Trente ans que le type à la casquette a cassé sa pipe. Et voilà, enfin, un documentaire qui ne se contente pas d’empiler les dialogues qui flinguent. Dans ce portrait, il y a d’ailleurs plus d’images de vélo que de scènes de films, et plus de littérature que de cinéma.
Il était une fois, donc, un gosse abandonné du 14e arrondissement, qui passe son certif et puis c’est marre, veut devenir coureur cycliste, mais finit livreur de journaux, puis journaliste, puis critique de cinéma, puis auteur de polars, puis dialoguiste parce que les mots lui viennent plus vite que le petit blanc coule au zinc.
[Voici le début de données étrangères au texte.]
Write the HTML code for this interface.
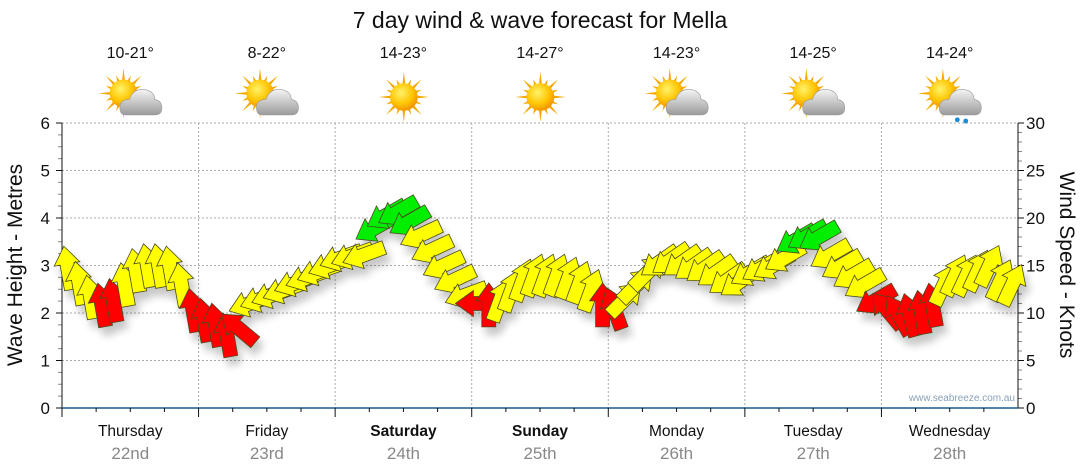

Il était une fois, surtout, un mec à genoux devant Rimbaud et Céline, mais faisant mine de ne pas être intello par pudeur et pour emmerder la Nouvelle Vague ; un grand désillusionné, aussi, depuis que, tout jeune homme, il fut le témoin écœuré de l’épuration, avec lynchage par les « braves gens » d’une petite nana trop peu farouche avec l’occupant et qu’il aimait bien.
Se méfier des hommes et n’en aimer qu’une poignée, telle était la ligne de conduite de ce grand partisan des « copains d’abord », qui faisait ses deuils en silence et avec de l’encre (La Nuit, le jour et toutes les autres nuits est disponible en poche).
On connaît les copains les plus célèbres : Blier, Ventura, Serrault, Gabin, Carmet, Maurice Biraud et… Mireille Darc, et ils sont tous là dans des archives épatantes et rieuses. En bonus d’intelligence : Jacques Audiard, qui décrypte si bien son père. On sort de ce documentaire ému, instruit, et moins con.